Poi pensai che stavo uccidendo un padre... Ti senti un verme, ma l’idea che lo fai per un fine che consideri più alto ti porta a superare anche questo... Purtroppo è così. Solo al di fuori del progetto brigatista la vita umana riacquista il suo
valore”. Cinzia Banelli ne uscì all’indomani dell’omicidio Biagi, in concomitanza con una crisi al vertice dell’organizzazione, rimasta decapitata sul treno Roma-Firenze, il 2 marzo 2003.
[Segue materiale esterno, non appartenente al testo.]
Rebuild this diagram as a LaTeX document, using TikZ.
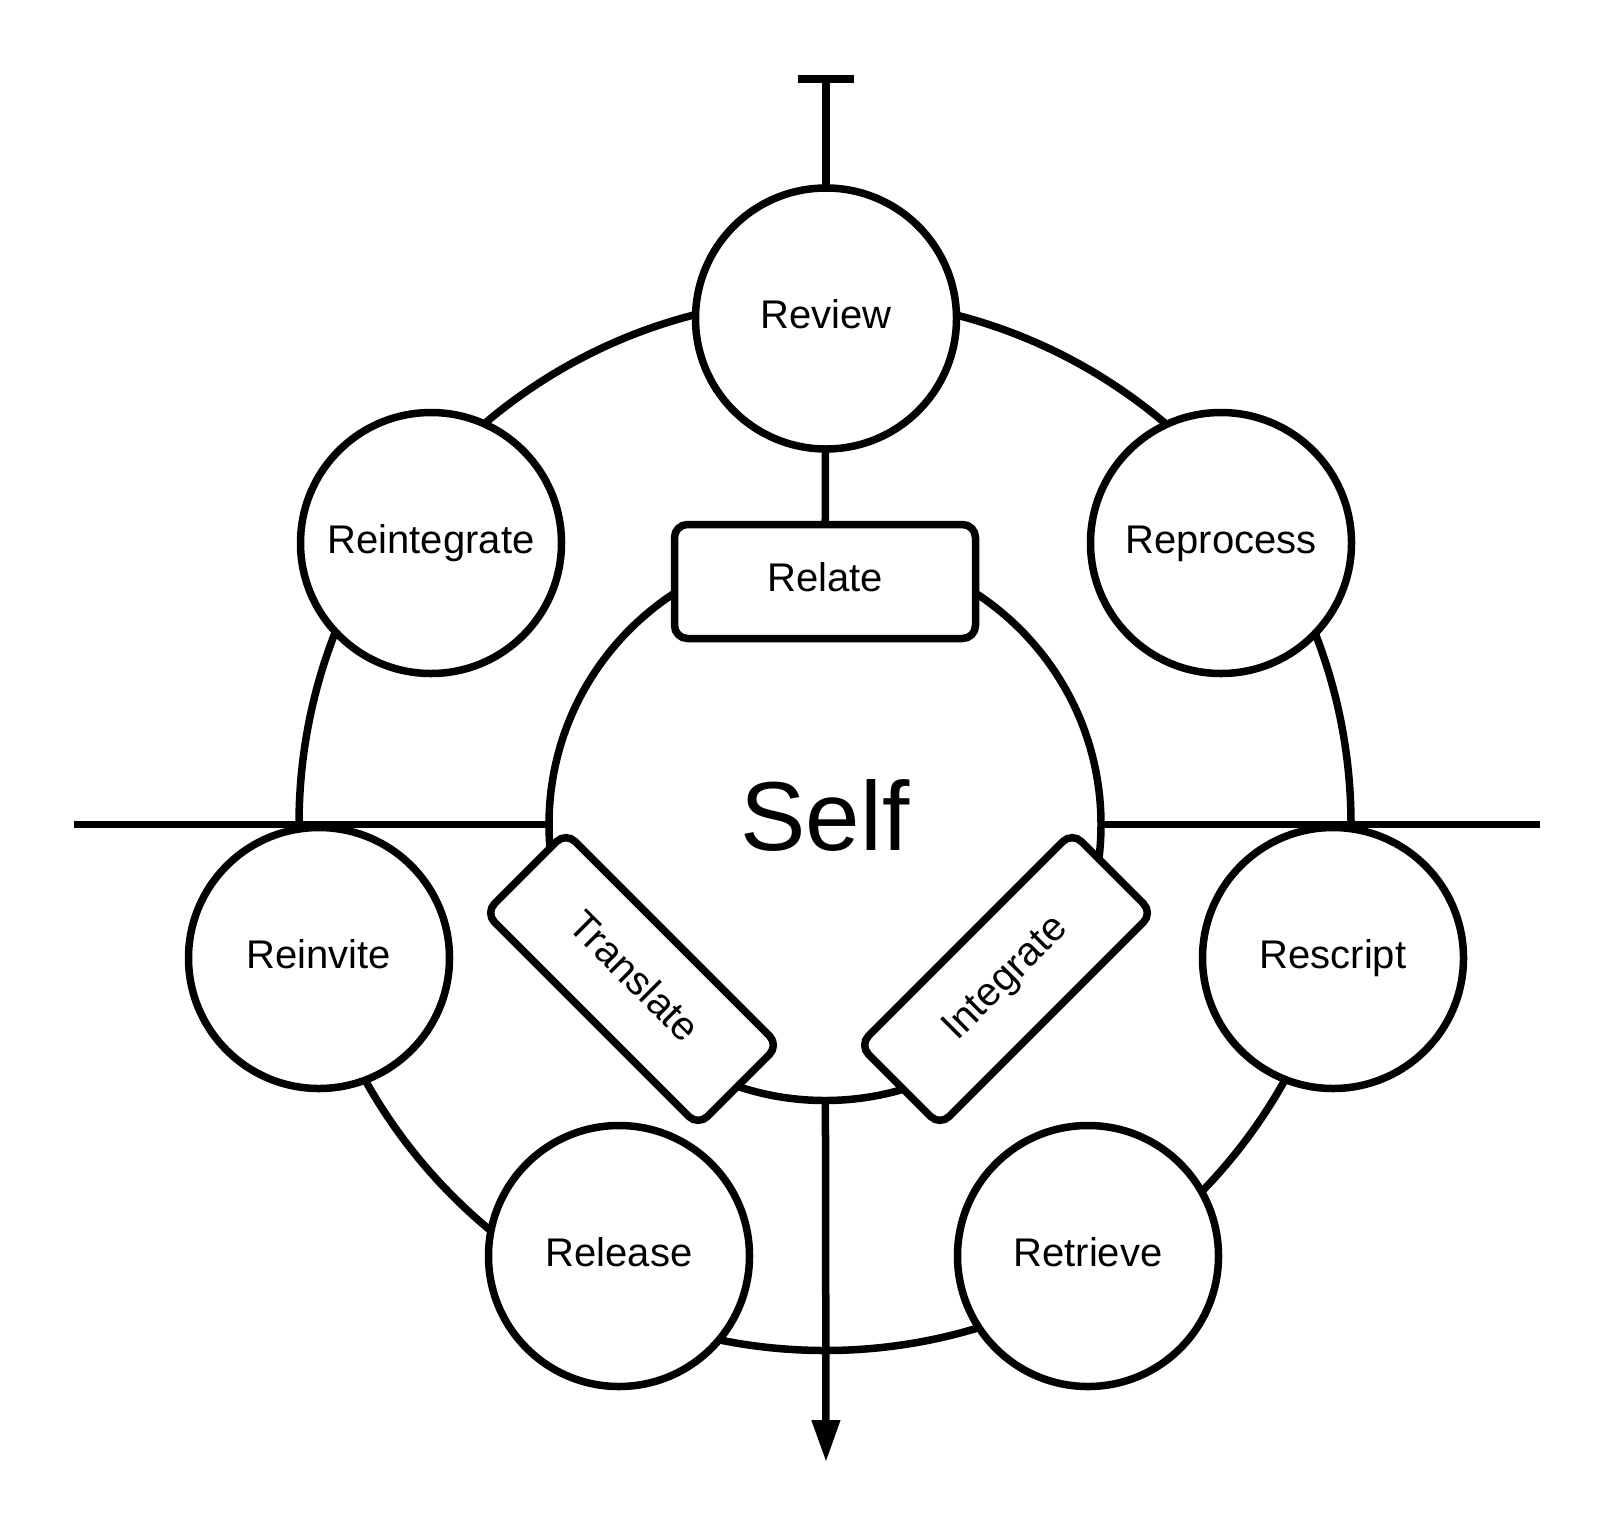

Mario Galesi morì dopo aver ucciso il sovrintendente di polizia Emanuele Petri, Nadia Lioce finì in carcere con la prospettiva dell’ergastolo. “Proprio loro che m’imputavano uno scarso rispetto delle regole - commenta la pentita - le avevano
violate. Viaggiare nello stesso scompartimento, una sola arma, numeri di
telefono da cui si poteva risalire ad altri. Ci avevano detto che erano state
prese tutte le precauzioni, ma evidentemente non era così”. Da quei numeri di telefono gli investigatori arrivarono anche alla casetta di
Vecchiano abitata da marito e moglie con figlio in arrivo: “In non pensavo che potessero risalire a me. Non avevo una storia politica alle
spalle, ormai ero fuori dalle Br sia nella realtà che mentalmente. Tanto da decidere di mettere al mondo un figlio”. Ma una notte, il campanello della villetta suonò. Andò a rispondere il marito di Cinzia. “Disse che era la polizia, capii subito tutto”. In carcere, la strada verso la collaborazione è stata lunga e tortuosa. Al primo tentativo l’aspirante pentita ha provato a chiamarsi fuori dagli omicidi. “Stupidamente” ha detto davanti ai giudici. E adesso spiega: “Non è facile accusarsi di essere un’assassina davanti ai propri familiari. Temevo l’ergastolo ma al tempo stesso di
proteggere l’organizzazione. Così mi sono decisa a dire tutto, anche di quei due delitti”. E in famiglia come l’hanno presa? “Hanno scelto di restarmi vicini. Tutti. Anche mio padre, vecchio militante del
Pci, che se avesse saputo qualcosa prima mi avrebbe denunciato. Mi hanno detto
che a loro non dovevo rendere conto, ‘è con la vedova del professor Biagi che devi parlare’”. Alle mogli di Marco Biagi e Massimo D’Antona, Cinzia Banelli ha scritto due lettere, consegnate in busta chiusa
tramite gli avvocati. La notizia è venuta fuori durante il processo di Bologna e le due vedove hanno mostrato di
non gradire. Oggi la donna che ha aiutato a uccidere i loro mariti dice: “Per quanto poco possano valere, io ritenevo dovute quelle scuse e non intendevo
farle diventare pubbliche. Ovviamente loro hanno tutto il diritto di rifiutarle
e non ho alcun titolo per invadere ancora la loro vita. Purtroppo non posso
ripagare nulla”. La scelta della collaborazione è soprattutto per dare un futuro al bambino: “Durante la mia detenzione una agente penitenziaria captò una conversazione tra Lioce e Morandi. Lui non voleva credere che avessi deciso
di collaborare e diceva che doveva essere a causa di mio figlio; lei replicò che sbagliavo, perché un giorno mio figlio mi avrebbe chiesto conto del mio tradimento. Vorrei dirle
che la sua profezia non mi spaventa affatto, sono pronta a spiegargli che si può sbagliare e imparare dai propri errori, che cambiare idea può essere anche indice di volontà riparatrice e risarcitoria. Piuttosto mi terrorizzava l’idea di dover dire a mio figlio che l’avevo abbandonato per coerenza e fedeltà a un’idea nella quale non credevo neanche più, che apparteneva a pochi e che seminava morte. Capisco che questi sentimenti
possano sembrare un retaggio borghese, ma io li trovo solo profondamente umani
e mi basta”» (Giovanni Biancone)
• Condannata a 16 anni per l’omicidio Biagi e a 20 per quello di D’Antona. Le sono state riconosciute le attenuanti generiche, ma non l’attenuante della collaborazione.